■ **OBJECTIVE**: Print the records below exactly, from the line containing "Clone this chart in matplotlib." down to the line containing "plt.rcParams['axes.unicode_minus'] = False", both lines included, and omit every picture.
+++ SUPPLIED DATA
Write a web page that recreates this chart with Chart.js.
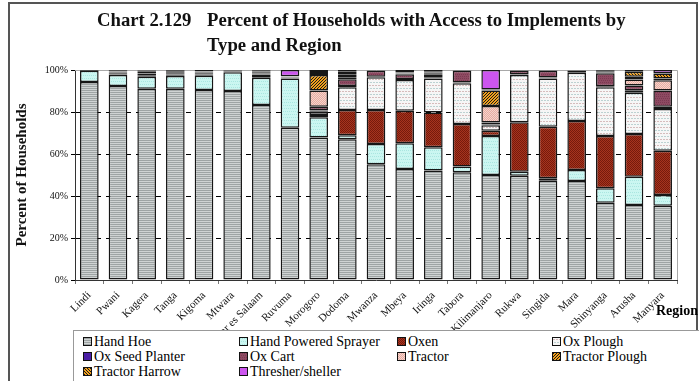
++++++
+++ SUPPLIED DATA
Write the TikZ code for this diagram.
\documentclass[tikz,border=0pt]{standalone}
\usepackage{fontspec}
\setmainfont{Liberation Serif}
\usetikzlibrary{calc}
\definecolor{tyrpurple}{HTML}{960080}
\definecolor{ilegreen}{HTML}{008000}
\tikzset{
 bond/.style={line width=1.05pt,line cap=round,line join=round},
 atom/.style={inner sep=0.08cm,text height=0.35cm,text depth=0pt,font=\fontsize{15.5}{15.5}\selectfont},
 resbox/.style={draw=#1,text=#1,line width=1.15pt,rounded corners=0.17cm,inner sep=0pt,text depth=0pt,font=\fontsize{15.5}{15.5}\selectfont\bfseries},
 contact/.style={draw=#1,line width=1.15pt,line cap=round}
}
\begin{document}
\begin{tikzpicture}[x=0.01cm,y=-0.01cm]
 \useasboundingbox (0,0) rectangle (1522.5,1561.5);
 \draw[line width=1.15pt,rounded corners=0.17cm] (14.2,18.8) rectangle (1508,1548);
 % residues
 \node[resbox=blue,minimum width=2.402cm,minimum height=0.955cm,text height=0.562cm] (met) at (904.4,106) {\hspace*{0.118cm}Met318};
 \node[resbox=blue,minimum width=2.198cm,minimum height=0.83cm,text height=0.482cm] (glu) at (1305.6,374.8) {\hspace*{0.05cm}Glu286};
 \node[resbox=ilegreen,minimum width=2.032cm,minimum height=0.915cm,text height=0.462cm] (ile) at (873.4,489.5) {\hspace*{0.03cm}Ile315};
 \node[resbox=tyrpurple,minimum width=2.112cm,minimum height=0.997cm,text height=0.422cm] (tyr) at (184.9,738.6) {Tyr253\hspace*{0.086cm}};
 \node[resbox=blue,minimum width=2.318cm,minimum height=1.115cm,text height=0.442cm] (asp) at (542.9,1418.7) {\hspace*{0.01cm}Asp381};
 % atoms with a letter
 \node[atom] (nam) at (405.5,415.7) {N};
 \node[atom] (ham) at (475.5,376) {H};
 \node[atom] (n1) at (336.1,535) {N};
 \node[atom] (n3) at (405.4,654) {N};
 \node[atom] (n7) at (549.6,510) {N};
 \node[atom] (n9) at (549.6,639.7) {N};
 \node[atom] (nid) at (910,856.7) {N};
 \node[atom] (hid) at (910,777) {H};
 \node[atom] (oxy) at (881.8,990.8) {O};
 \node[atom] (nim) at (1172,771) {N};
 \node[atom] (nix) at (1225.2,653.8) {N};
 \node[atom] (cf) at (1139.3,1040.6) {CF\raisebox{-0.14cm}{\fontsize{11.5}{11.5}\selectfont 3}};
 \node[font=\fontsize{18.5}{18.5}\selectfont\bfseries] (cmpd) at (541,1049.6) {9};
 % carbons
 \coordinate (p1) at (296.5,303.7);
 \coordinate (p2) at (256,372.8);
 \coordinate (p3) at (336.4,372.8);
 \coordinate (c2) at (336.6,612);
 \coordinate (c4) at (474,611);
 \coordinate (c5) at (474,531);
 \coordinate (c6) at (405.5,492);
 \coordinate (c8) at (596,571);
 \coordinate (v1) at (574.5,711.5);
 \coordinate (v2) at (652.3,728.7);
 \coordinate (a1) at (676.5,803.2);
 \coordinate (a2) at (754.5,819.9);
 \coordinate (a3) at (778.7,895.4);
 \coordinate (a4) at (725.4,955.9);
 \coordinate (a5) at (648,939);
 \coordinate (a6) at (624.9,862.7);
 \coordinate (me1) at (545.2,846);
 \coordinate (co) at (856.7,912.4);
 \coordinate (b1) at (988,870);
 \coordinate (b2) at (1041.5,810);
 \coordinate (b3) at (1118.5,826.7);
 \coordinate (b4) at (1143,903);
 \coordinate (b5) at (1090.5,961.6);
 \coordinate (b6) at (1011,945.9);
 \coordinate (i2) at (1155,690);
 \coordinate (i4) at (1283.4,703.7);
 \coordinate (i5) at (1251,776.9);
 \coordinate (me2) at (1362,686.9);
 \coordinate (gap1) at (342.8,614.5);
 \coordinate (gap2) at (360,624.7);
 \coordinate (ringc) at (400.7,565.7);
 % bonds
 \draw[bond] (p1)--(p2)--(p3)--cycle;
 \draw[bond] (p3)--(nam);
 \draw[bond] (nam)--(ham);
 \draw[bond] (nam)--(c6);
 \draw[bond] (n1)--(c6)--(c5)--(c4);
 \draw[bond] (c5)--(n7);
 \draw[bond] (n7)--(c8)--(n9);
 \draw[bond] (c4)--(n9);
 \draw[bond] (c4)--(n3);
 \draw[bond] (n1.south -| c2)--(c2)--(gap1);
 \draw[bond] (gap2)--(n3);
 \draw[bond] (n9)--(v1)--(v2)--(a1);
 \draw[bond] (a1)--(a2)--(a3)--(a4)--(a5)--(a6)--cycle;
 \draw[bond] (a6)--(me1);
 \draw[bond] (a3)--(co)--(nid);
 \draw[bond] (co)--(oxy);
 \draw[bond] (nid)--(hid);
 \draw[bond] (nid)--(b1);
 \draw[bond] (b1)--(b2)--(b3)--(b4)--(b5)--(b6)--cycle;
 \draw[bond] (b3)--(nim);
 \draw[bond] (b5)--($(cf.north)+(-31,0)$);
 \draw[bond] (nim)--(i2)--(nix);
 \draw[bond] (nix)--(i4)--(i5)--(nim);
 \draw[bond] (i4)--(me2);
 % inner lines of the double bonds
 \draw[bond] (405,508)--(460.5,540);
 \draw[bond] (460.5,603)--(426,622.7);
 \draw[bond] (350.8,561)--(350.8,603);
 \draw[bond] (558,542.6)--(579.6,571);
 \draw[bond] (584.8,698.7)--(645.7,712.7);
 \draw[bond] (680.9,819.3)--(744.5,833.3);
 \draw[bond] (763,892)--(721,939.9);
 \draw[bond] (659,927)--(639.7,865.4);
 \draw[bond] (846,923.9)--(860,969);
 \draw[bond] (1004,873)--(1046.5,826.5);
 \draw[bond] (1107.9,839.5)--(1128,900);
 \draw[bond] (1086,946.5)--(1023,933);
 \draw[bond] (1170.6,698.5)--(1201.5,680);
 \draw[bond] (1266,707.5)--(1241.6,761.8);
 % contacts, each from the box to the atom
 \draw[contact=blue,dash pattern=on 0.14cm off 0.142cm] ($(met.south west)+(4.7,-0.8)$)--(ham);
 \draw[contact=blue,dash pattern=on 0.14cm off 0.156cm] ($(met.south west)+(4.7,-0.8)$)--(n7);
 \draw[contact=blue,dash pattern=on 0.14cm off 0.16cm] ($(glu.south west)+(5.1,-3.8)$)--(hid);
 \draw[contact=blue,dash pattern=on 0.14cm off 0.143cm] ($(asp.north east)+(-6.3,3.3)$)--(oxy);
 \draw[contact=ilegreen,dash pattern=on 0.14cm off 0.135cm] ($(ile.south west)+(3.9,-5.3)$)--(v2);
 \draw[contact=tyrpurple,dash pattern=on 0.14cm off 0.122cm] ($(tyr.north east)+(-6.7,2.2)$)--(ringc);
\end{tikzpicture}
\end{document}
++++++
+++ SUPPLIED DATA
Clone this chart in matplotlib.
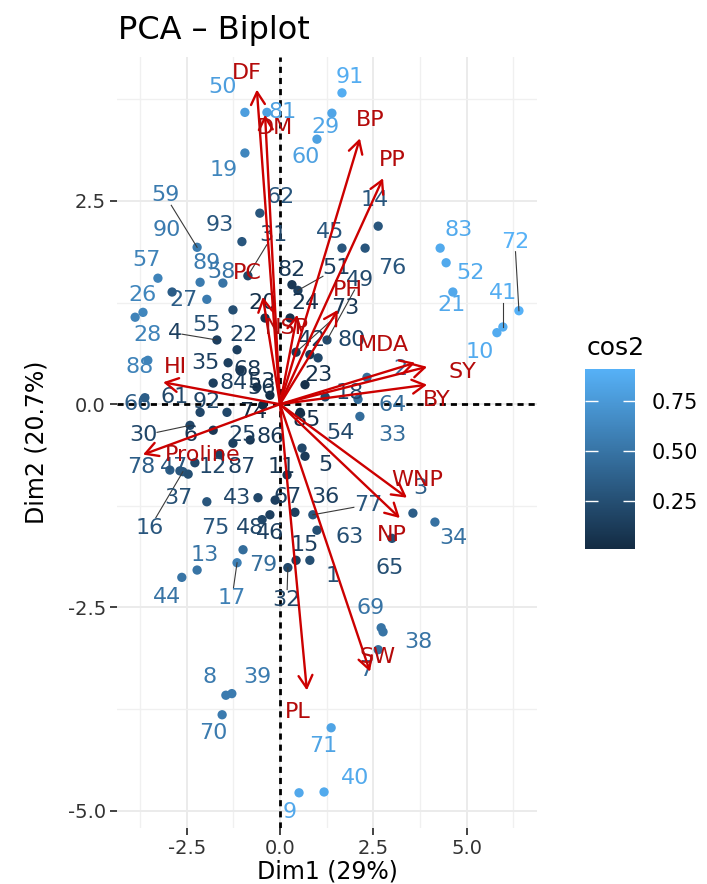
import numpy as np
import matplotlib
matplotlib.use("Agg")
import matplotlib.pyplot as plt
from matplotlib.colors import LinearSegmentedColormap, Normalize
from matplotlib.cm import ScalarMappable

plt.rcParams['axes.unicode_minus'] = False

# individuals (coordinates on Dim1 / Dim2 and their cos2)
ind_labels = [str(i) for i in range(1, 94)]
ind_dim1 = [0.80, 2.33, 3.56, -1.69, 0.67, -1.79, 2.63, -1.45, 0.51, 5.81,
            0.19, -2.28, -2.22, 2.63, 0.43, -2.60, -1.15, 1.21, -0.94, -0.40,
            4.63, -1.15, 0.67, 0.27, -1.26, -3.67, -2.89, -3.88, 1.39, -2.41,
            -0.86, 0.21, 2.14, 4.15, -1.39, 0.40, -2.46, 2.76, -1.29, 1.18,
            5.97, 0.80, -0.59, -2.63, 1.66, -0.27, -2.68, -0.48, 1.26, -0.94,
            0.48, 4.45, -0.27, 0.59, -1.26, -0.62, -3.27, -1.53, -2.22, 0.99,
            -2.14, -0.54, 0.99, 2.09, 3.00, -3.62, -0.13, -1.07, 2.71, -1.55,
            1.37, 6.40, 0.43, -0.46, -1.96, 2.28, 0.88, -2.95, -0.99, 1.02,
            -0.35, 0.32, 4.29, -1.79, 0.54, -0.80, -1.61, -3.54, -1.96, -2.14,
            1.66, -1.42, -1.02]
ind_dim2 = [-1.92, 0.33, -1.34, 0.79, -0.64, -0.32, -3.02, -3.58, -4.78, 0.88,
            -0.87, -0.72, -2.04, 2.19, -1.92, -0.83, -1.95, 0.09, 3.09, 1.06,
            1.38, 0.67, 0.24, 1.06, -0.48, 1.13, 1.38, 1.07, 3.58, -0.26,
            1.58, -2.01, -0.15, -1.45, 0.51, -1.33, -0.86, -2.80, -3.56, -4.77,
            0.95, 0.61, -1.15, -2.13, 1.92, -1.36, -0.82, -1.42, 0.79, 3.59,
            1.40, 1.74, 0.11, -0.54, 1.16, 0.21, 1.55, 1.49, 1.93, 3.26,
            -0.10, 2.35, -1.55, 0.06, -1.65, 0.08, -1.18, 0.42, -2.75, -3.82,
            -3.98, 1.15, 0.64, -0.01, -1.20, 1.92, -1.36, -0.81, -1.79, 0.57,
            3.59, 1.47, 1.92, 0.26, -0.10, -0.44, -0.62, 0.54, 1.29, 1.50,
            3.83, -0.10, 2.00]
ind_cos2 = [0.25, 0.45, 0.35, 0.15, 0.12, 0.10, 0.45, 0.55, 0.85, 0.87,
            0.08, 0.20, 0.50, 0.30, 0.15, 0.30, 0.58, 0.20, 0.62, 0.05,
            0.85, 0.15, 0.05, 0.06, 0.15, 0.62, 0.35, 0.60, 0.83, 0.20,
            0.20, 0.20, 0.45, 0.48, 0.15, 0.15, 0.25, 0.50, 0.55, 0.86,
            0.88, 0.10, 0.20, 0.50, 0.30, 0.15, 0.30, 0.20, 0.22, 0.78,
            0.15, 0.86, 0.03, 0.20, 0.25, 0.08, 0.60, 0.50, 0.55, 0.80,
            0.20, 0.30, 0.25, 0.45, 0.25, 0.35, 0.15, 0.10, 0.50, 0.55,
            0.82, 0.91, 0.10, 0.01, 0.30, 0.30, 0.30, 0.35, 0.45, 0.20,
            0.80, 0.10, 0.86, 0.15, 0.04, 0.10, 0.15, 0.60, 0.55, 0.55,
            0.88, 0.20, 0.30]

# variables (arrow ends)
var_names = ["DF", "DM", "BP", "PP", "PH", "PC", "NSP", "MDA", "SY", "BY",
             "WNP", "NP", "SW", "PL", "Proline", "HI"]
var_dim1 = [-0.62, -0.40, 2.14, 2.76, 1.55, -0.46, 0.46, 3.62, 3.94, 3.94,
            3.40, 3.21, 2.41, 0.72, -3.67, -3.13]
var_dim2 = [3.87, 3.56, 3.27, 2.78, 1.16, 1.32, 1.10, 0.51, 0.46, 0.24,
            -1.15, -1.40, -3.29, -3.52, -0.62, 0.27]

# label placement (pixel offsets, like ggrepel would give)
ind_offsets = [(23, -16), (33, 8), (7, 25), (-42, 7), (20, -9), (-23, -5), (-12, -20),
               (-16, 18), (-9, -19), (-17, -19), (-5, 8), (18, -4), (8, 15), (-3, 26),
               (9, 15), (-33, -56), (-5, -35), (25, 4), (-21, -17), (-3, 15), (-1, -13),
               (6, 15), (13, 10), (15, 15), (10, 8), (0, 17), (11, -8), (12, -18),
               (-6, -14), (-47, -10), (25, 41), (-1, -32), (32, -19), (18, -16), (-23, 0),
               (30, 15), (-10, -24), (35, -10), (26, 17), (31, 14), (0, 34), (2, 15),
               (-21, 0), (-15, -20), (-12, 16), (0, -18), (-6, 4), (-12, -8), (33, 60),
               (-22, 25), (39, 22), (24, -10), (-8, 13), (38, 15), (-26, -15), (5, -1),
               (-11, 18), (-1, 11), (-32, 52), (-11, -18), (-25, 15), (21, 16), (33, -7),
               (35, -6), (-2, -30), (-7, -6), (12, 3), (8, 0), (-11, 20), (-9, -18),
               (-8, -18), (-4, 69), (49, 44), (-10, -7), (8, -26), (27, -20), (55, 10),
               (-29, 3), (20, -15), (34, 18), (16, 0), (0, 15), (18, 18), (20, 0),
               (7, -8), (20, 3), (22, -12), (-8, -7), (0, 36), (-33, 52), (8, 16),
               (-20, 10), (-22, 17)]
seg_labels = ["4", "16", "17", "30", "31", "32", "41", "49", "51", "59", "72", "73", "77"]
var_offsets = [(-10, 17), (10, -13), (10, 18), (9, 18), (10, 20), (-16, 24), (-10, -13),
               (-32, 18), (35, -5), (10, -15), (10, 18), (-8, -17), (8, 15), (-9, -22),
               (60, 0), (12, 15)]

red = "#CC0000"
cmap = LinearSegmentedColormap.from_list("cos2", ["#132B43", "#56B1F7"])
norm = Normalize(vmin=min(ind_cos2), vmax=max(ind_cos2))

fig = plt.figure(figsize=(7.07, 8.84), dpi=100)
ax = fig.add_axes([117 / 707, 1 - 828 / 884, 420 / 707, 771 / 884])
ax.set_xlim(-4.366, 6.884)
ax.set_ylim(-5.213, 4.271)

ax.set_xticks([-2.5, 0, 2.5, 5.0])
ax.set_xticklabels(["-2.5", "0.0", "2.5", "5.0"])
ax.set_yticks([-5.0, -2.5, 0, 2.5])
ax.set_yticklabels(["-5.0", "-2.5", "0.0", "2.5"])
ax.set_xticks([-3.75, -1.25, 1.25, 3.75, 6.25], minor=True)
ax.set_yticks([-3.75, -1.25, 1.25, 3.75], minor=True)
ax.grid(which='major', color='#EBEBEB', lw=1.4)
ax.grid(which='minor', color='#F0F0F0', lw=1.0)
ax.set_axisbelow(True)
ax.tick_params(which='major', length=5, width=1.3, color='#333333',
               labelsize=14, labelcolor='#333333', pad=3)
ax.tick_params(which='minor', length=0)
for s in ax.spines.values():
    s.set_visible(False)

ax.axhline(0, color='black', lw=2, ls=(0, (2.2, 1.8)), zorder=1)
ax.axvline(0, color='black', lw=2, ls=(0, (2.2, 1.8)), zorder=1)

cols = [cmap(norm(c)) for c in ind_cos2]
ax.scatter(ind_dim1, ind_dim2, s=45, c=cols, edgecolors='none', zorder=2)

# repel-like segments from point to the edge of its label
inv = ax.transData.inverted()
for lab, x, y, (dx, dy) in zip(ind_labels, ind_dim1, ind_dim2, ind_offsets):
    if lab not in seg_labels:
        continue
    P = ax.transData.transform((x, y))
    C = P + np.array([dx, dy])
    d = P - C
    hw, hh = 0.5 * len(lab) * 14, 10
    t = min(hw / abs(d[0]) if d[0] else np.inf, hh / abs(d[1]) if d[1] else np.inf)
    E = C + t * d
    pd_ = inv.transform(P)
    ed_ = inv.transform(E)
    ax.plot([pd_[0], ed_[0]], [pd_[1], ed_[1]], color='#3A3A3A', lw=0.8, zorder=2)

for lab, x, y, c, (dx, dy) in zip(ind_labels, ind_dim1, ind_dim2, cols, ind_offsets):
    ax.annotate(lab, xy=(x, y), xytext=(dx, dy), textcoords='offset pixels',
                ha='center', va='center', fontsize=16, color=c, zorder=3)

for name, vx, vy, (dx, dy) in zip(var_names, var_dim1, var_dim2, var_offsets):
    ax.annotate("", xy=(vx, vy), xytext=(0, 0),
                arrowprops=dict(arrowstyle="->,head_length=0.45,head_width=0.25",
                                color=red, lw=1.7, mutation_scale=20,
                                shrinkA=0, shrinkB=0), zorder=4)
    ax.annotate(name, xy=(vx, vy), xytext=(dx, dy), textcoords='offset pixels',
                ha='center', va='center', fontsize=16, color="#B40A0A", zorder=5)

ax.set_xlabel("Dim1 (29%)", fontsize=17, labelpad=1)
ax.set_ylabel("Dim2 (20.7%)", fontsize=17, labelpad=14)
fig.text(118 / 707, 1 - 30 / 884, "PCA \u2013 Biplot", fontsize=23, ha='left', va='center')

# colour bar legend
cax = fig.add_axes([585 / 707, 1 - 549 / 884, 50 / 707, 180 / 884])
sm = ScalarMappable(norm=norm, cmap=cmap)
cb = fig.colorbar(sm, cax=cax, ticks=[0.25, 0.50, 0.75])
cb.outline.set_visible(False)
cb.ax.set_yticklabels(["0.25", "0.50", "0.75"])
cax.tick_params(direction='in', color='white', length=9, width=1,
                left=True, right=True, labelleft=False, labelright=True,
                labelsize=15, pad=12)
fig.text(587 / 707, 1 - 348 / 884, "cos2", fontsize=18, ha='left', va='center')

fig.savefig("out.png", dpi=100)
++++++
■ **THE ANSWER**:
Clone this chart in matplotlib.
import numpy as np
import matplotlib
matplotlib.use("Agg")
import matplotlib.pyplot as plt
from matplotlib.colors import LinearSegmentedColormap, Normalize
from matplotlib.cm import ScalarMappable

plt.rcParams['axes.unicode_minus'] = False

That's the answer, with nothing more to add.